### [TASK INSTRUCTIONS]
For this exercise, return only the lines from the line containing "Write a Python" through the line containing "import plotly.graph_objects as go", both ends included, exactly as they are.

### [ENTRIES SUPPLIED]
+-------+
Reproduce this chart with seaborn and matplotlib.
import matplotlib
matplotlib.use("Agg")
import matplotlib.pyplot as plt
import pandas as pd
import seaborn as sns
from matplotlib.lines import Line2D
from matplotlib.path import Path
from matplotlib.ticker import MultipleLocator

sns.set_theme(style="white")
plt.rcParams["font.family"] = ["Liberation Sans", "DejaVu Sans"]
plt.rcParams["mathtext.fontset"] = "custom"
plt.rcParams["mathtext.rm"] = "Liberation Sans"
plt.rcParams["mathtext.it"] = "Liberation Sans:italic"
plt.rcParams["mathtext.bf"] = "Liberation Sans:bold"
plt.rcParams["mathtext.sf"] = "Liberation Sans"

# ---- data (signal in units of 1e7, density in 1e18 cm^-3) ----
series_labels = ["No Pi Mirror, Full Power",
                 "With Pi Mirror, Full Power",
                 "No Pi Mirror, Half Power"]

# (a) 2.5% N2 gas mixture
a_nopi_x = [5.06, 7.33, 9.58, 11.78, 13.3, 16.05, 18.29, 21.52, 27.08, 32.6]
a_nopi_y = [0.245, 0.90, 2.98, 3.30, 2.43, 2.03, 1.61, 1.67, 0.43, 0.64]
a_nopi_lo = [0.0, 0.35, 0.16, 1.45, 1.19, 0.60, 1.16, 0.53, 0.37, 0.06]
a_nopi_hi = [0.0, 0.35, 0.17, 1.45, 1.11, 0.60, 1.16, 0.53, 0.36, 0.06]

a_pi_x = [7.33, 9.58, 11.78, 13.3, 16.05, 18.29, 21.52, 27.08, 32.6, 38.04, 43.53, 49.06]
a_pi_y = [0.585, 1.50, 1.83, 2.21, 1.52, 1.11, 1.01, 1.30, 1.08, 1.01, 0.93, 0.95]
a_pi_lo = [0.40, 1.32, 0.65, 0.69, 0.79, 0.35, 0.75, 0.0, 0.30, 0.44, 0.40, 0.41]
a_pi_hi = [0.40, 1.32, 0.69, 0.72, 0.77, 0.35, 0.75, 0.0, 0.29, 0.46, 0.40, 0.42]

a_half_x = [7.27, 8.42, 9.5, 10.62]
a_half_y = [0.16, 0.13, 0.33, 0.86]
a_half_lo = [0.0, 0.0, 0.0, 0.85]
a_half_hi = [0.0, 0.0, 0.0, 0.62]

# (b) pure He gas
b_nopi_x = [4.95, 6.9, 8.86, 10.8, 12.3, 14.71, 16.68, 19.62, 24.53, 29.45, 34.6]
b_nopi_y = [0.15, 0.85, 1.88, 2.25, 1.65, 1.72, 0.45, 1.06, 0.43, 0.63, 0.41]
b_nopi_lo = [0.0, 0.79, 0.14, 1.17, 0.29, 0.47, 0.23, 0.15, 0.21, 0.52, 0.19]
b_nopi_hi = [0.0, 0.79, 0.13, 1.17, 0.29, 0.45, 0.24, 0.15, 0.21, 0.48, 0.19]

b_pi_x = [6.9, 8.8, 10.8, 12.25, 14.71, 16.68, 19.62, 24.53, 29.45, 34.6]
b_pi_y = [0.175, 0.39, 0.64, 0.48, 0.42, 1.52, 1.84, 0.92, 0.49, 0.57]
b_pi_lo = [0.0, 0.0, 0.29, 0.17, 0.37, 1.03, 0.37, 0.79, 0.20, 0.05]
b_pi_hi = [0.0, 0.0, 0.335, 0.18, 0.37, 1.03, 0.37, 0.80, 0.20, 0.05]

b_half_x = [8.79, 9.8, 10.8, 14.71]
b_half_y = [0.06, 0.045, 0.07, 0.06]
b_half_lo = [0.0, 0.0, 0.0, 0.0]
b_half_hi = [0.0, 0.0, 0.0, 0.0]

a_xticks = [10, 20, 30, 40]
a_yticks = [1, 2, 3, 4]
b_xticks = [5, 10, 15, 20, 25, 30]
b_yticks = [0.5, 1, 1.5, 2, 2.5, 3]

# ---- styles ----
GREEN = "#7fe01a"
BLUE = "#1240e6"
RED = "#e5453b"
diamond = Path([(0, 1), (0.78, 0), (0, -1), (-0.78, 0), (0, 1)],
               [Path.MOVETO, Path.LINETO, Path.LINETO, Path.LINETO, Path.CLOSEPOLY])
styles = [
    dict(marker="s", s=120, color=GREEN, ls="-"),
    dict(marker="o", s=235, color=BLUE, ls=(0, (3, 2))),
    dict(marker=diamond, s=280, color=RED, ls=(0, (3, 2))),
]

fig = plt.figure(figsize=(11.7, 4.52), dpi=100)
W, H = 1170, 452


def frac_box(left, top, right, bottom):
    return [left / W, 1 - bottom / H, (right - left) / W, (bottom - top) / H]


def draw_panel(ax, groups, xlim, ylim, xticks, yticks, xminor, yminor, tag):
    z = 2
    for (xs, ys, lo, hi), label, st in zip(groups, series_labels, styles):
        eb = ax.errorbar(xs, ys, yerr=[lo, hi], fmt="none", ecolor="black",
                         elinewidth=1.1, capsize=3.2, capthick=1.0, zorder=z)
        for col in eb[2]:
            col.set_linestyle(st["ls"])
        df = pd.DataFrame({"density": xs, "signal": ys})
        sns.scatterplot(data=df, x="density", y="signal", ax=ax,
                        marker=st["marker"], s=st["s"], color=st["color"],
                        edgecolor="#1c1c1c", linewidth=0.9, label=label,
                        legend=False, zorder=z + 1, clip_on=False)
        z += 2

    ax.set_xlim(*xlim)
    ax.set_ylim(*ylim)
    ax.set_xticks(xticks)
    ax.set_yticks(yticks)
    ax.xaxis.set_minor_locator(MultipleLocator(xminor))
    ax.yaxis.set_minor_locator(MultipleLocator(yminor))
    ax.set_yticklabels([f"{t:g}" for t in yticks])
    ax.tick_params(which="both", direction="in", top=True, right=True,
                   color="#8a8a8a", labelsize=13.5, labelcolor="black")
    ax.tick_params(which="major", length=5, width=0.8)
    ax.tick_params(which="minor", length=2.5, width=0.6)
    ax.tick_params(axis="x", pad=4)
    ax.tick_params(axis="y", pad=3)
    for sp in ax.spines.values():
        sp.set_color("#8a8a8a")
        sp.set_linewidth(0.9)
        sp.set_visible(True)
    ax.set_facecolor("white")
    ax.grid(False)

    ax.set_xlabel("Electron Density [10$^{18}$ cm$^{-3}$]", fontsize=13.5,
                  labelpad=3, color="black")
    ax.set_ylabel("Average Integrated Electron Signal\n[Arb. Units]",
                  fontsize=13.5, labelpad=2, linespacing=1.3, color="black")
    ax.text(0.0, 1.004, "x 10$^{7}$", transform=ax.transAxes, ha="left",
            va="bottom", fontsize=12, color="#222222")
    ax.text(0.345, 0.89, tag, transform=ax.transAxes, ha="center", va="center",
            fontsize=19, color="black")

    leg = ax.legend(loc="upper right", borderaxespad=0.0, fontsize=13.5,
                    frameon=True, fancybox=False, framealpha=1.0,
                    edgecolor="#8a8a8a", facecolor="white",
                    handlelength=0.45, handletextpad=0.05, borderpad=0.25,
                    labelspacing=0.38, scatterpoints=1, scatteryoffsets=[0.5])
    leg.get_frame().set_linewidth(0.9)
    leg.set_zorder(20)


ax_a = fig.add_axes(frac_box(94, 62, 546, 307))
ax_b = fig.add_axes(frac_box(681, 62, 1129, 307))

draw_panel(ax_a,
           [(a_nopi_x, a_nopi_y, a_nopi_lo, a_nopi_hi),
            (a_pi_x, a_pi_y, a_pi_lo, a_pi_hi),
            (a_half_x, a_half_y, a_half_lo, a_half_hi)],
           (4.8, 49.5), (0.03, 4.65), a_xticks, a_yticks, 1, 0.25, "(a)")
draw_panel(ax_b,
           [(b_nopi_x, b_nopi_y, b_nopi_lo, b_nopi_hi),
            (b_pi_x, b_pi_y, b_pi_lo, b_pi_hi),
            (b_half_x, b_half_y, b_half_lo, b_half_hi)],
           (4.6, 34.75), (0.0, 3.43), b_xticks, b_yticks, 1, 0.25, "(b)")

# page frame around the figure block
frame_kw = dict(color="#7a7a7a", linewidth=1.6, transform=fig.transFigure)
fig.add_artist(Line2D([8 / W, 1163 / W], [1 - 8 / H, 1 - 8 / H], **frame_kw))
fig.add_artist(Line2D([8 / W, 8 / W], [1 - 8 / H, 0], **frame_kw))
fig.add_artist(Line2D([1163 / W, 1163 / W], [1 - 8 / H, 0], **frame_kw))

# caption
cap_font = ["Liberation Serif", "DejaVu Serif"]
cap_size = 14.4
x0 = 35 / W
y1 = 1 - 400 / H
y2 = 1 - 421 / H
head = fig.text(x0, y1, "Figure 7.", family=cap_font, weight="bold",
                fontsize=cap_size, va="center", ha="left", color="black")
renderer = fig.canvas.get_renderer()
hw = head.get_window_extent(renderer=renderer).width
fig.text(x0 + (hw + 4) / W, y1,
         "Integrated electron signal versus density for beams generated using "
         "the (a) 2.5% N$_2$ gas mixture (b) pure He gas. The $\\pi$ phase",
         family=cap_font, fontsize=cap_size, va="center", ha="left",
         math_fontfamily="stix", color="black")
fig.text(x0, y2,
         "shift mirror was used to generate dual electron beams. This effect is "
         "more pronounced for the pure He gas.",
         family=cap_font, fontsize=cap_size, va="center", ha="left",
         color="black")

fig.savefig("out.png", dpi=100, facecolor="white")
+-------+
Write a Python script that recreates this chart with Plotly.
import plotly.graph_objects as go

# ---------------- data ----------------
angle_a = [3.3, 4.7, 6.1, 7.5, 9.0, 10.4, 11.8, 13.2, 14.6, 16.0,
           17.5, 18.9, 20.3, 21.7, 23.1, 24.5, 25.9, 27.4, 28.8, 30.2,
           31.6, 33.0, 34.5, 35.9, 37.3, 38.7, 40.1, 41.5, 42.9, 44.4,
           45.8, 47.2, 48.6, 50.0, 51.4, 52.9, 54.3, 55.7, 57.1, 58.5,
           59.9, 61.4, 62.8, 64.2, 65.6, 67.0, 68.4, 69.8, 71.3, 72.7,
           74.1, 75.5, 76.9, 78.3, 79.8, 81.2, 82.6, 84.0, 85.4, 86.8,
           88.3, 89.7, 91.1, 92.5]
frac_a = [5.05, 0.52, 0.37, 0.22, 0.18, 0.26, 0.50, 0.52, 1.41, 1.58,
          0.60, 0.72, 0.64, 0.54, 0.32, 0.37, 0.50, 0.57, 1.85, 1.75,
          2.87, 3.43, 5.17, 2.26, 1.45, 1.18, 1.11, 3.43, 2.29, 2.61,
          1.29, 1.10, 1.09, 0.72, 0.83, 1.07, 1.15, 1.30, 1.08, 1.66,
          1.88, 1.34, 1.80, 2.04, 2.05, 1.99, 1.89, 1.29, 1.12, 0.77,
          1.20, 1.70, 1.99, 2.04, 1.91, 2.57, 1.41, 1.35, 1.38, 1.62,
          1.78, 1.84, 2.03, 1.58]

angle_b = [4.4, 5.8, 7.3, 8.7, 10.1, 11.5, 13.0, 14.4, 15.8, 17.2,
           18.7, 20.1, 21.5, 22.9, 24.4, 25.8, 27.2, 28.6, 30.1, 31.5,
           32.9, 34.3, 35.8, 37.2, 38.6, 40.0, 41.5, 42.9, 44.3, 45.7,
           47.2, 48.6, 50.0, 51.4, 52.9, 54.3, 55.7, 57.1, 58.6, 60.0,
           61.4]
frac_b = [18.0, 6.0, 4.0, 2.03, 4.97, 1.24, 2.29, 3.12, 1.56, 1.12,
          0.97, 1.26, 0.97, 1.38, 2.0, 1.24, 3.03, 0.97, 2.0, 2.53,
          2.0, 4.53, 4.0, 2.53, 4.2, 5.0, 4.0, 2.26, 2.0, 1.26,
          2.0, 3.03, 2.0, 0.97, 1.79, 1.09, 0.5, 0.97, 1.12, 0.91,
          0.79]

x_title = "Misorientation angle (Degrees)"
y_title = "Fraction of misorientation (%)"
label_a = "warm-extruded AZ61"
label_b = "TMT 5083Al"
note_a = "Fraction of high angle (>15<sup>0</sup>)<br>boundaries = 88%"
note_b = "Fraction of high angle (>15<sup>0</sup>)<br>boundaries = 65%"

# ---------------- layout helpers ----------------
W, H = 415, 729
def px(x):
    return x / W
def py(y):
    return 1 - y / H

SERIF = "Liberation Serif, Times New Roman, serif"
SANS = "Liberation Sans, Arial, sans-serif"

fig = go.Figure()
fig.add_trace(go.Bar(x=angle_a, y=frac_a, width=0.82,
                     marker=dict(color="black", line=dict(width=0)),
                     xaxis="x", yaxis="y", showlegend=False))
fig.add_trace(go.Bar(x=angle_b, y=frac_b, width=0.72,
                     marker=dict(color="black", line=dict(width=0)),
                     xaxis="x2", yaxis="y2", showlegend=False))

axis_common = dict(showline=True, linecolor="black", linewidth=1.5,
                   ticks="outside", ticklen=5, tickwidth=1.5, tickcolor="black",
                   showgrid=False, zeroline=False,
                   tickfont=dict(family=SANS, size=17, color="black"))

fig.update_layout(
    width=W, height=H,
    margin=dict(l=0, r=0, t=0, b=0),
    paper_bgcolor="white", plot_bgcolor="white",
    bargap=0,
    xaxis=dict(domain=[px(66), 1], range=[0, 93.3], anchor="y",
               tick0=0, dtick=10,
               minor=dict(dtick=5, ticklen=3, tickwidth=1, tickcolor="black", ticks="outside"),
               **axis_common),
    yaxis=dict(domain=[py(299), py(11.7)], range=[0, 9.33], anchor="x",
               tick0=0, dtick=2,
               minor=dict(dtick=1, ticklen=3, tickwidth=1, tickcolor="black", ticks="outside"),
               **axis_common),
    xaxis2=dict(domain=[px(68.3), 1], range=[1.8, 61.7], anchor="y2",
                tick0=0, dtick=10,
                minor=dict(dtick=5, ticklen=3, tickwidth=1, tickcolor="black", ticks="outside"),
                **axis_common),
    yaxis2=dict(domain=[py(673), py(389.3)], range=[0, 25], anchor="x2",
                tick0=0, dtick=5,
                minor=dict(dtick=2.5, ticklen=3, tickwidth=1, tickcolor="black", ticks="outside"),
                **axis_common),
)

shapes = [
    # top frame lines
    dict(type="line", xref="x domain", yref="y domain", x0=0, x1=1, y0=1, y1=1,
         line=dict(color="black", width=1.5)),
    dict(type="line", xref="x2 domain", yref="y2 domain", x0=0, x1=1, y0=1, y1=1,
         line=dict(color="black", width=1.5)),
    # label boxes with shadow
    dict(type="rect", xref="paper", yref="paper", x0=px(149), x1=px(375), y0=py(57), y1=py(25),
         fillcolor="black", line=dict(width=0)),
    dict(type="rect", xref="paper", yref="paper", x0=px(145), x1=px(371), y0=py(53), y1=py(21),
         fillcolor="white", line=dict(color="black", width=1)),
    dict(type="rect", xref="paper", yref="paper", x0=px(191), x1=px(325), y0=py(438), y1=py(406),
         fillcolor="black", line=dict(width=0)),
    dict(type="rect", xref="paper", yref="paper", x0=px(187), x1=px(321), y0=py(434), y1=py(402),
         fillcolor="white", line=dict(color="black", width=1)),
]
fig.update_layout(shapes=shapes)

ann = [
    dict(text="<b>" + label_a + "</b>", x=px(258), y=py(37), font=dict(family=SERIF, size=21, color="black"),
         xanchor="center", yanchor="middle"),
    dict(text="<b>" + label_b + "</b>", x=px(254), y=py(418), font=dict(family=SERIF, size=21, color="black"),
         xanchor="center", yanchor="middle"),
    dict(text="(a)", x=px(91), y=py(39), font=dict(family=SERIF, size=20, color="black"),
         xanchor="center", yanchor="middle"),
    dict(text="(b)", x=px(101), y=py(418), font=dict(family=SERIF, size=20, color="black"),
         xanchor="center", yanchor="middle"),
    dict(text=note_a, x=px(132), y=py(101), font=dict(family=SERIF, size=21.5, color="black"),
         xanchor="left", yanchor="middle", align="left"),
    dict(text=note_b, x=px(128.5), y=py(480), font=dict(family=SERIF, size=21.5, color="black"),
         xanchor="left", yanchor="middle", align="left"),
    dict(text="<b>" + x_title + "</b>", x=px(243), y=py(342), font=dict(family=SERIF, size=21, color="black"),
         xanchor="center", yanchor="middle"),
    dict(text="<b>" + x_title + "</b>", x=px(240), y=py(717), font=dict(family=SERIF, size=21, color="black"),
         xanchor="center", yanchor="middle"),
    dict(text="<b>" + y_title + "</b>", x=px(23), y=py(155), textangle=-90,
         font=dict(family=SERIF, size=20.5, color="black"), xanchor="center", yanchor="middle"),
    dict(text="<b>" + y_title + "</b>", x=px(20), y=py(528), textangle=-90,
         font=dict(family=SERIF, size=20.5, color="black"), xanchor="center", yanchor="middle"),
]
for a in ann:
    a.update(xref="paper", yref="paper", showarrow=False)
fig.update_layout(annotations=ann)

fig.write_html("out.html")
+-------+
### [ANSWER TO THE TASK]
Write a Python script that recreates this chart with Plotly.
import plotly.graph_objects as go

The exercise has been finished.